#### [Stated problem]
Every line in the listing below from the one with "Write a component" through the one with "0.0168, 0.0146, 0.0127];" is to be reproduced exactly, both ends included; leave out the rest.

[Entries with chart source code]

* * * *

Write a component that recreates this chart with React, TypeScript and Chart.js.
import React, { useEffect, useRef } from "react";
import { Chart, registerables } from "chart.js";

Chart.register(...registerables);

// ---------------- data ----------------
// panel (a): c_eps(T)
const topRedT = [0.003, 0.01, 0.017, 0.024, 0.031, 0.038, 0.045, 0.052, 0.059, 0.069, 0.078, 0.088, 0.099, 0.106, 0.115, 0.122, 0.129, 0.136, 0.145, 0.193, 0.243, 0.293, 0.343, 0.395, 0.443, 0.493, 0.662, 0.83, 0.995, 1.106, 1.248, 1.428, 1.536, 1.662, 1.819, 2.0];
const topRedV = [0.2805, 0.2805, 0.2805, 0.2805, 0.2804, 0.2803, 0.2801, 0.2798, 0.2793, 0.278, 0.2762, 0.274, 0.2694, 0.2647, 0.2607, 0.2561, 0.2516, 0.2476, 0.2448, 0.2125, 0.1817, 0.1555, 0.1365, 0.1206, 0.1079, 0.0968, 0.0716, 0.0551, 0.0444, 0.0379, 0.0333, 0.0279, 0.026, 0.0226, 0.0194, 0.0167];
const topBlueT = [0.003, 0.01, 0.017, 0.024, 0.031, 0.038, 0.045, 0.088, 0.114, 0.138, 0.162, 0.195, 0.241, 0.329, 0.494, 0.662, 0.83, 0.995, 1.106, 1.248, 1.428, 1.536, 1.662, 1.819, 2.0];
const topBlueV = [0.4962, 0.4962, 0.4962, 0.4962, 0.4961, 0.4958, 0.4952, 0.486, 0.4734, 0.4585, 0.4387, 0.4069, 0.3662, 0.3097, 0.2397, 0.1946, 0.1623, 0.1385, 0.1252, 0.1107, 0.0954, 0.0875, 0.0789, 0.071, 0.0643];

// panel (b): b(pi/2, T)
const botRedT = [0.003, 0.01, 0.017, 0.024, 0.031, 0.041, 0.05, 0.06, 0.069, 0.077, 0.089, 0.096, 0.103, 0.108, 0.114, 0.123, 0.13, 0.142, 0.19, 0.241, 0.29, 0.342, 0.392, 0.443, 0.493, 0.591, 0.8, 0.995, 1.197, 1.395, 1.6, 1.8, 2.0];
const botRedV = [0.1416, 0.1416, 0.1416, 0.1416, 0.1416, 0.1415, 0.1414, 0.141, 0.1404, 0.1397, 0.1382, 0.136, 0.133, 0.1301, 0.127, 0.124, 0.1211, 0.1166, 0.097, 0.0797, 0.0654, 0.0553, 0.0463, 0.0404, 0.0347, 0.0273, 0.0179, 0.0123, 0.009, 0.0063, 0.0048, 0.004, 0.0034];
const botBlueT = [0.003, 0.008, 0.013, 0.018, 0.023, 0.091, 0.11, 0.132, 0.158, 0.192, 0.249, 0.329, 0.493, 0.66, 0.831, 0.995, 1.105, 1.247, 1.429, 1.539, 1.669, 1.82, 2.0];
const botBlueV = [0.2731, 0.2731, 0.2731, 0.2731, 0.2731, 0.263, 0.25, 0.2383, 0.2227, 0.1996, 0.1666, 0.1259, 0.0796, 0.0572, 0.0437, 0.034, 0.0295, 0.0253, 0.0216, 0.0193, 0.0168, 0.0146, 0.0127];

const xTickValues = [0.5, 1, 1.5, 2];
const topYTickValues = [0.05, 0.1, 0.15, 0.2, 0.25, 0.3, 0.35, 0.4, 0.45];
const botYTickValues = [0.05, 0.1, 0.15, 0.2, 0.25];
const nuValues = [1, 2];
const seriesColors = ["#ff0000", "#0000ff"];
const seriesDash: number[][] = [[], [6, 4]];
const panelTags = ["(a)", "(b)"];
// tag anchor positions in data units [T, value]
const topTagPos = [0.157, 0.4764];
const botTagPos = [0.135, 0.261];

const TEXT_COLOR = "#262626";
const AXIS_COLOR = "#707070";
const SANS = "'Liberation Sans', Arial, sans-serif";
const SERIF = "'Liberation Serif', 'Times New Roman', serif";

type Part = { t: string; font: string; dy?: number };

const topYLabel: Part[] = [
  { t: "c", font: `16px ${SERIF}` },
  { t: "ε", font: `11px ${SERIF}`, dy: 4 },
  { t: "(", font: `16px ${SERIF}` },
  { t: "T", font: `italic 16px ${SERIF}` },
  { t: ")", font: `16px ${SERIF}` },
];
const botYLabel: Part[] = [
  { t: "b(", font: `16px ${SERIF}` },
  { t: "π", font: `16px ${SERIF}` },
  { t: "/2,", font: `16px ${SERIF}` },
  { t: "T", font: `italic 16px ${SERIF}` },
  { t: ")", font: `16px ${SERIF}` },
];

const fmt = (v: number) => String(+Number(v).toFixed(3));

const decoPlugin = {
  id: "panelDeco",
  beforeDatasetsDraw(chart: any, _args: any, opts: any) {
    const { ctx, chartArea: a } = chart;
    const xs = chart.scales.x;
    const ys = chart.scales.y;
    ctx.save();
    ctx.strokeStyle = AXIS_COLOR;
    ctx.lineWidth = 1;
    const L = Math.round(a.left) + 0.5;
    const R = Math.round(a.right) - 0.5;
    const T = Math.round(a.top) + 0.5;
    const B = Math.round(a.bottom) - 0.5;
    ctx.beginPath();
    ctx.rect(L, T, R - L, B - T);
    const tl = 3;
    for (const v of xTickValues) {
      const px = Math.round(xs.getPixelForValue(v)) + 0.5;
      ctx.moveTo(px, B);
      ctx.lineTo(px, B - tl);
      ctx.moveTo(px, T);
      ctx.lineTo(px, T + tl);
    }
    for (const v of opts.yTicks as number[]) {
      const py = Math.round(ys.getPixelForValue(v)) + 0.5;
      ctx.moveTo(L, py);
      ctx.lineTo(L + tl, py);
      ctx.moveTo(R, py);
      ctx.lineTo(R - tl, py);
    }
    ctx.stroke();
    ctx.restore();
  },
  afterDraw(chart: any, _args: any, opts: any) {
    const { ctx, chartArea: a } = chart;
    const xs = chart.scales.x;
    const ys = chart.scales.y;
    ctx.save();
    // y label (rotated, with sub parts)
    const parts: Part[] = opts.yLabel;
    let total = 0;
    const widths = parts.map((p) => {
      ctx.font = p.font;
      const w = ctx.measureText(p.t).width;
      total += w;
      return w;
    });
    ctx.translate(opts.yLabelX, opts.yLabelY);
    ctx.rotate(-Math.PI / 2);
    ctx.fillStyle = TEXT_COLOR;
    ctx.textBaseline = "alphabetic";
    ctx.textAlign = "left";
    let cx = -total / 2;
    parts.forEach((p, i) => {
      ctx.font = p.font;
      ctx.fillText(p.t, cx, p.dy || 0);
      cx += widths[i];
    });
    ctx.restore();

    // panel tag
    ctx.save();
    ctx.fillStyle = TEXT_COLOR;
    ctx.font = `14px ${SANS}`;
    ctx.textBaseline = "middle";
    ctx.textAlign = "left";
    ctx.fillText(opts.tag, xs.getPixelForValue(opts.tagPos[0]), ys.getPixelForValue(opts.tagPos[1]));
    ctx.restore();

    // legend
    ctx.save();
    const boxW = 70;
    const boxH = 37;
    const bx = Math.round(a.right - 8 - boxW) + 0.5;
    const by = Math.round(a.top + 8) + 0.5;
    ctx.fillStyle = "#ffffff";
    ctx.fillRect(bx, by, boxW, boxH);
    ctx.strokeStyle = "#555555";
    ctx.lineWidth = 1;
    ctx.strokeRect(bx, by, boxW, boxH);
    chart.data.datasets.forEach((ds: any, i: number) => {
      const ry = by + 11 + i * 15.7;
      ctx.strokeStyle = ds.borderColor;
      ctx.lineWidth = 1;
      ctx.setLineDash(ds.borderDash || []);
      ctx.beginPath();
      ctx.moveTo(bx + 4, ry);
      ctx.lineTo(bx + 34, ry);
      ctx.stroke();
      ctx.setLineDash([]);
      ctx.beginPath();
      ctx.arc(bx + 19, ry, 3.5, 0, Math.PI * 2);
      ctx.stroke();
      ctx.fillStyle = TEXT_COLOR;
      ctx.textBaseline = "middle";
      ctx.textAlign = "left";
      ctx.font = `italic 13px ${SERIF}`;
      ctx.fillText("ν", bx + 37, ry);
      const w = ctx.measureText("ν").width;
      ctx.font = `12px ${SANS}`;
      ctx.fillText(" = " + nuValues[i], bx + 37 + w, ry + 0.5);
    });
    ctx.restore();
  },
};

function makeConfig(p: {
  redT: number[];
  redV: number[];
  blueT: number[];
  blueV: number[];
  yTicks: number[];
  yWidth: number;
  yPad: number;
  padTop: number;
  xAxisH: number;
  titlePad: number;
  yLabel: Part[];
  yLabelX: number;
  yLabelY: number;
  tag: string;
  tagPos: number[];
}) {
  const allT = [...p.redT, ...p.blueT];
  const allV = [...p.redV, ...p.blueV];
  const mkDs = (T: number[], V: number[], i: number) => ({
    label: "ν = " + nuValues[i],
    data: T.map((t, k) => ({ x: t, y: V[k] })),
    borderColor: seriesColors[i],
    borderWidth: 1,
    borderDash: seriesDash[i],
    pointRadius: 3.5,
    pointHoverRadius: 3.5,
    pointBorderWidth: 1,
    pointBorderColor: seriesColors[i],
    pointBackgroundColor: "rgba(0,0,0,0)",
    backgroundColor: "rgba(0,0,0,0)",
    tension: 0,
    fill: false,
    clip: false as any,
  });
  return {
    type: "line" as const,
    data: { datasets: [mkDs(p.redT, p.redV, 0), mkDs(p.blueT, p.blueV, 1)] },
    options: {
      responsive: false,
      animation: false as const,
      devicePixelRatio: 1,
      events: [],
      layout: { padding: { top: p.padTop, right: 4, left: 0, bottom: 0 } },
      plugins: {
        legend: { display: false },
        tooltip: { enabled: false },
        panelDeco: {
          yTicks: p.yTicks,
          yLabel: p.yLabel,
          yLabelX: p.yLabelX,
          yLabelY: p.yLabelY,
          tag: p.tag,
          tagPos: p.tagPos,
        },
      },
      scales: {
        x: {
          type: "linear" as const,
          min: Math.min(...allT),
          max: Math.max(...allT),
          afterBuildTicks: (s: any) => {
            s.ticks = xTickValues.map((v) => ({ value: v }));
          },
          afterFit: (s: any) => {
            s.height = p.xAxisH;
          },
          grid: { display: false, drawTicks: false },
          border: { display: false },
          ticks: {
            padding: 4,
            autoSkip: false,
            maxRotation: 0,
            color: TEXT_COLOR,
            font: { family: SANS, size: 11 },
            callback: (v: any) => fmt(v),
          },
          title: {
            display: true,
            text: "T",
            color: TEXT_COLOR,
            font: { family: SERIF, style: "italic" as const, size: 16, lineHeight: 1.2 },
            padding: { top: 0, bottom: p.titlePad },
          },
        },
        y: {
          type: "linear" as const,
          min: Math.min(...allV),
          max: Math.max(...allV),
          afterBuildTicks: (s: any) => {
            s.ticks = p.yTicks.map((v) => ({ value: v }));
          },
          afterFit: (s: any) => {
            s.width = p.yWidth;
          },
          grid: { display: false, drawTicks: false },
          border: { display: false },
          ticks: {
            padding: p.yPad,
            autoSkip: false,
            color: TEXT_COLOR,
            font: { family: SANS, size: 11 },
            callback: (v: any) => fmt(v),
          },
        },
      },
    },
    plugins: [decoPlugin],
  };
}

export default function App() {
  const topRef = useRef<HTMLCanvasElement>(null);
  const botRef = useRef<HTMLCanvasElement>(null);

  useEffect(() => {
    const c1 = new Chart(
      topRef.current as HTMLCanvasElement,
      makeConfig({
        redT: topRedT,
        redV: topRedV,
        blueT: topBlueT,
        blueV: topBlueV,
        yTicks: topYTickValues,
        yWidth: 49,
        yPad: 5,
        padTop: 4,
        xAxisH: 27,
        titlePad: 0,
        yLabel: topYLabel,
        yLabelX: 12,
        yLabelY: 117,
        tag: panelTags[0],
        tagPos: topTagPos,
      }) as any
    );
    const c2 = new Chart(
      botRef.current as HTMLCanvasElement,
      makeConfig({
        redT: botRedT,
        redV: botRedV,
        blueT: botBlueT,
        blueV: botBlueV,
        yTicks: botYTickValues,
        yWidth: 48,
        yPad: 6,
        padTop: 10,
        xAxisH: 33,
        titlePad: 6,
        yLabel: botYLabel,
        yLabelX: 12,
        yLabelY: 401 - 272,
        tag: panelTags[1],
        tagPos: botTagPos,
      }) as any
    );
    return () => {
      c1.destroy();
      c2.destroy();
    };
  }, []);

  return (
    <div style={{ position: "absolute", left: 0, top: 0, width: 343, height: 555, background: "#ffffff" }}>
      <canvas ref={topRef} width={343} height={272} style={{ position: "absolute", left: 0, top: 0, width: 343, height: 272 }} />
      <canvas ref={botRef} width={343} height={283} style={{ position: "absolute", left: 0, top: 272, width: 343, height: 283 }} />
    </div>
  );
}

* * * *

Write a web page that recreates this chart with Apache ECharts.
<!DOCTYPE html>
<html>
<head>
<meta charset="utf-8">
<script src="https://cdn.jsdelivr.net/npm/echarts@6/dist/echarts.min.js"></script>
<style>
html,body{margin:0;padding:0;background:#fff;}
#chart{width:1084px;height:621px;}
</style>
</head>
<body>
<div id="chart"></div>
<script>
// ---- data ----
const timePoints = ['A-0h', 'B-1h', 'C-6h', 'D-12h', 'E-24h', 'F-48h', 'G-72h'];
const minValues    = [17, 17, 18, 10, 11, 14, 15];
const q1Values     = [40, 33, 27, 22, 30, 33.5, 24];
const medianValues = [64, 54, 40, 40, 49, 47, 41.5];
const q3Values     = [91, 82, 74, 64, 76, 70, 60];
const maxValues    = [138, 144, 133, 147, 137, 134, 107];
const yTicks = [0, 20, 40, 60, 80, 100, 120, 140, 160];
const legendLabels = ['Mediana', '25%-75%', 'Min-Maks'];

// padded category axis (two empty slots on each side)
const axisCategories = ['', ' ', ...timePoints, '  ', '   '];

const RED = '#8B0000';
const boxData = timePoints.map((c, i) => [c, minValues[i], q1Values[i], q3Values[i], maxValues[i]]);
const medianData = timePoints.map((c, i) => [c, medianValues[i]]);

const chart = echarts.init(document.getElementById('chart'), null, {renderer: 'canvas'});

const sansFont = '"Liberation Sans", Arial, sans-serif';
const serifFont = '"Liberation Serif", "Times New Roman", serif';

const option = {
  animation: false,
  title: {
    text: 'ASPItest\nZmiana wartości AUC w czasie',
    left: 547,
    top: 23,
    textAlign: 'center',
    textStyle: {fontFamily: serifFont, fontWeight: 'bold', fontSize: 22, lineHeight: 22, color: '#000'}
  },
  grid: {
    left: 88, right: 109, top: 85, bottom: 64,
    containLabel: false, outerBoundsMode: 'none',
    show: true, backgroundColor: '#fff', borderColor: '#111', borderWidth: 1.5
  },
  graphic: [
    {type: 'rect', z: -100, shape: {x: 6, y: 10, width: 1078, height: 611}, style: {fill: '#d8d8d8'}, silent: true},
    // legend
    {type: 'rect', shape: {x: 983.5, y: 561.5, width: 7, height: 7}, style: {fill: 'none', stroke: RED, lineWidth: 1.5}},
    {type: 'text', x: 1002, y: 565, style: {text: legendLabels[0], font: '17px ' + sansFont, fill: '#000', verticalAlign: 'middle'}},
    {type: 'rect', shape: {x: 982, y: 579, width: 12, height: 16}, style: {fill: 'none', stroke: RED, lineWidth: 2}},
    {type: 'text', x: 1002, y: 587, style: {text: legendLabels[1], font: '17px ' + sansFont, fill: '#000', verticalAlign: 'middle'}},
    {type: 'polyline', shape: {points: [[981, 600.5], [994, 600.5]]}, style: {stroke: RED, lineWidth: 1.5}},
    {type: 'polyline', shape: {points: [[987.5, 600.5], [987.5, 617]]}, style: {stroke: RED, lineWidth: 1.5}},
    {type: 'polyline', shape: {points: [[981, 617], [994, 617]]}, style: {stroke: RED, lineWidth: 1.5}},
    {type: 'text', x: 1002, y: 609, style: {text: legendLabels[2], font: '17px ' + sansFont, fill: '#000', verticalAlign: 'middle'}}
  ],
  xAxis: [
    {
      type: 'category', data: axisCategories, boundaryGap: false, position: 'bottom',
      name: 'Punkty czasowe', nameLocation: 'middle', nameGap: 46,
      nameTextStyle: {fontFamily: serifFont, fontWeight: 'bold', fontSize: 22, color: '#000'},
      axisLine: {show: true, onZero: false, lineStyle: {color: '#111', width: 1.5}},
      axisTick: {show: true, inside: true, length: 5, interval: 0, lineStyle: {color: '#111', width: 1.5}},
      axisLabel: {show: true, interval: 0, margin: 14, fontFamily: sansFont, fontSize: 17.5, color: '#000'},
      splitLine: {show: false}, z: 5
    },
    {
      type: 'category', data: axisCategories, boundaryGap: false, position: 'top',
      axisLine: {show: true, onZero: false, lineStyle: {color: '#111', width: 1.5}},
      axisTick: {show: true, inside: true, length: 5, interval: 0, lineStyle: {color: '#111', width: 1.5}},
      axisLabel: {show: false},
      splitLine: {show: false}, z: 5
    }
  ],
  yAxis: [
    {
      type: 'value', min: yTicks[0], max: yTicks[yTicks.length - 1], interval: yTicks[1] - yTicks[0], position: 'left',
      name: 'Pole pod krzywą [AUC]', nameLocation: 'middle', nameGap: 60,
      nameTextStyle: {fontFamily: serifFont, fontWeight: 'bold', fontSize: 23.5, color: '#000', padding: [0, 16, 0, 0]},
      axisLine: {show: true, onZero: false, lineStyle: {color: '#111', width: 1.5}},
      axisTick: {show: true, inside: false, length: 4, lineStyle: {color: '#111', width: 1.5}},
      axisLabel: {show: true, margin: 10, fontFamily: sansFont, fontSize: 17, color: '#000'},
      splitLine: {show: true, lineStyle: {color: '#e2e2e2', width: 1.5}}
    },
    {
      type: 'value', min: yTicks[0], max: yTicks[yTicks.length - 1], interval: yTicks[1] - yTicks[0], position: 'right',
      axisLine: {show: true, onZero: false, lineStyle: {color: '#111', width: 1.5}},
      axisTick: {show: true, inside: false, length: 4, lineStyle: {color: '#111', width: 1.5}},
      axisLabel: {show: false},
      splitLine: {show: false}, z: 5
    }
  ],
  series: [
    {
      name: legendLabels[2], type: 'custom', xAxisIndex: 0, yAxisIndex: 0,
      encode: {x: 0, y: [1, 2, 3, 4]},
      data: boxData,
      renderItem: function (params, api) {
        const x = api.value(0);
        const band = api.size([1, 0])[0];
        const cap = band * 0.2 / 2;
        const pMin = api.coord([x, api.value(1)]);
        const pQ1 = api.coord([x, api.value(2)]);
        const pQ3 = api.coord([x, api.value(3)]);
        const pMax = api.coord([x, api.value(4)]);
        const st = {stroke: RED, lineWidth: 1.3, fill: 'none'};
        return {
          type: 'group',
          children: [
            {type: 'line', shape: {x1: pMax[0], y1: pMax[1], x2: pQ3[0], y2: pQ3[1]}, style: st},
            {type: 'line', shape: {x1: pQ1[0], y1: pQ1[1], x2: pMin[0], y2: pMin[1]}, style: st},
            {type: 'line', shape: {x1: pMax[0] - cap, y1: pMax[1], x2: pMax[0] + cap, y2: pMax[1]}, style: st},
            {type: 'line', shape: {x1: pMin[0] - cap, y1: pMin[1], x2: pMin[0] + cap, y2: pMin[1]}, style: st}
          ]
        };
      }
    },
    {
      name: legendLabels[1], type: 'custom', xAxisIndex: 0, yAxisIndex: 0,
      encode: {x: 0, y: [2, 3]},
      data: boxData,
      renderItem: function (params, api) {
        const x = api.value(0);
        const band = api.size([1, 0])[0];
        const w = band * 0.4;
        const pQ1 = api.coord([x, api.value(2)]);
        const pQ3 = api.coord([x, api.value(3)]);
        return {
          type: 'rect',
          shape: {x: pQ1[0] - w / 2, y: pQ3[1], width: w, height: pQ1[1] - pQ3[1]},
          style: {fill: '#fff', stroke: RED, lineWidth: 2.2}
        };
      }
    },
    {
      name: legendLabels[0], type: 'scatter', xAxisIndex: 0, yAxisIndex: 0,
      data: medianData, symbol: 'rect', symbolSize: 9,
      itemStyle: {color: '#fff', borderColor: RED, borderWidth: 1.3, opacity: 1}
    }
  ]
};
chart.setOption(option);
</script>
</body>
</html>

* * * *

#### [Exercise output]
Write a component that recreates this chart with React, TypeScript and Chart.js.
import React, { useEffect, useRef } from "react";
import { Chart, registerables } from "chart.js";

Chart.register(...registerables);

// ---------------- data ----------------
// panel (a): c_eps(T)
const topRedT = [0.003, 0.01, 0.017, 0.024, 0.031, 0.038, 0.045, 0.052, 0.059, 0.069, 0.078, 0.088, 0.099, 0.106, 0.115, 0.122, 0.129, 0.136, 0.145, 0.193, 0.243, 0.293, 0.343, 0.395, 0.443, 0.493, 0.662, 0.83, 0.995, 1.106, 1.248, 1.428, 1.536, 1.662, 1.819, 2.0];
const topRedV = [0.2805, 0.2805, 0.2805, 0.2805, 0.2804, 0.2803, 0.2801, 0.2798, 0.2793, 0.278, 0.2762, 0.274, 0.2694, 0.2647, 0.2607, 0.2561, 0.2516, 0.2476, 0.2448, 0.2125, 0.1817, 0.1555, 0.1365, 0.1206, 0.1079, 0.0968, 0.0716, 0.0551, 0.0444, 0.0379, 0.0333, 0.0279, 0.026, 0.0226, 0.0194, 0.0167];
const topBlueT = [0.003, 0.01, 0.017, 0.024, 0.031, 0.038, 0.045, 0.088, 0.114, 0.138, 0.162, 0.195, 0.241, 0.329, 0.494, 0.662, 0.83, 0.995, 1.106, 1.248, 1.428, 1.536, 1.662, 1.819, 2.0];
const topBlueV = [0.4962, 0.4962, 0.4962, 0.4962, 0.4961, 0.4958, 0.4952, 0.486, 0.4734, 0.4585, 0.4387, 0.4069, 0.3662, 0.3097, 0.2397, 0.1946, 0.1623, 0.1385, 0.1252, 0.1107, 0.0954, 0.0875, 0.0789, 0.071, 0.0643];

// panel (b): b(pi/2, T)
const botRedT = [0.003, 0.01, 0.017, 0.024, 0.031, 0.041, 0.05, 0.06, 0.069, 0.077, 0.089, 0.096, 0.103, 0.108, 0.114, 0.123, 0.13, 0.142, 0.19, 0.241, 0.29, 0.342, 0.392, 0.443, 0.493, 0.591, 0.8, 0.995, 1.197, 1.395, 1.6, 1.8, 2.0];
const botRedV = [0.1416, 0.1416, 0.1416, 0.1416, 0.1416, 0.1415, 0.1414, 0.141, 0.1404, 0.1397, 0.1382, 0.136, 0.133, 0.1301, 0.127, 0.124, 0.1211, 0.1166, 0.097, 0.0797, 0.0654, 0.0553, 0.0463, 0.0404, 0.0347, 0.0273, 0.0179, 0.0123, 0.009, 0.0063, 0.0048, 0.004, 0.0034];
const botBlueT = [0.003, 0.008, 0.013, 0.018, 0.023, 0.091, 0.11, 0.132, 0.158, 0.192, 0.249, 0.329, 0.493, 0.66, 0.831, 0.995, 1.105, 1.247, 1.429, 1.539, 1.669, 1.82, 2.0];
const botBlueV = [0.2731, 0.2731, 0.2731, 0.2731, 0.2731, 0.263, 0.25, 0.2383, 0.2227, 0.1996, 0.1666, 0.1259, 0.0796, 0.0572, 0.0437, 0.034, 0.0295, 0.0253, 0.0216, 0.0193, 0.0168, 0.0146, 0.0127];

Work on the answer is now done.